When the consumer withdraws consent through the DH (Data Holder) dashboard side, the DH is expected to make a reasonable effort to notify the ADR (Accredited Data Recipient) by calling the appropriate ADR revocation endpoint. However the final responsibility for ensuring consents are current rests with the ADR.
If there is an outage on the ADR side, Data Holders can retry calling using specified back-off patterns. The DH should attempt to communicate the consent withdrawal via the CDR Arrangement Revocation endpoint. Retrying a few seconds upon first failure would be considered a reasonable effort.
The DSB leaves it to the discretion of DHs to determine reasonable effort based on their considerations and compliance obligations. As the DH does not have visibility of ADR maintenance windows and outages, the responsibility for determining whether consent is current does not rest entirely with the DH.
The responsibility for availability and timeliness of the ADR solution is the responsibility of the ADR.

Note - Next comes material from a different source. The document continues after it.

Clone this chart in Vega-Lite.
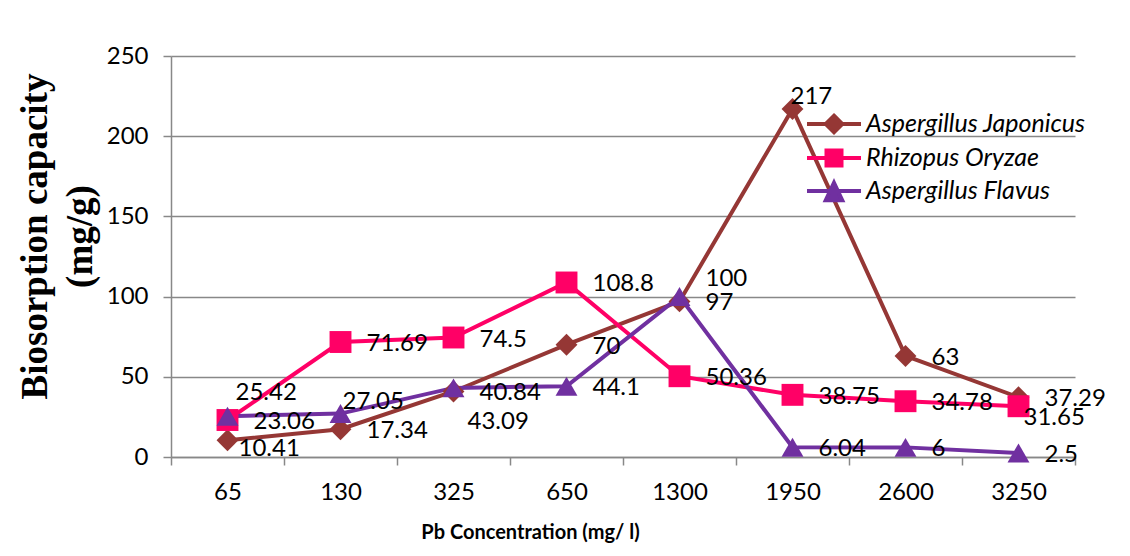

On restoration of service after an outage, the ADR should validate all active consents to determine whether they have expired, and if still current, whether they have been withdrawn by calling the DH token or token introspection endpoint. If consent is no longer valid, the request to the DH returns an error response communicating to the ADR’s software product that the refresh token is no longer valid. The ADR updates the consent status and ADR consumer dashboard accordingly.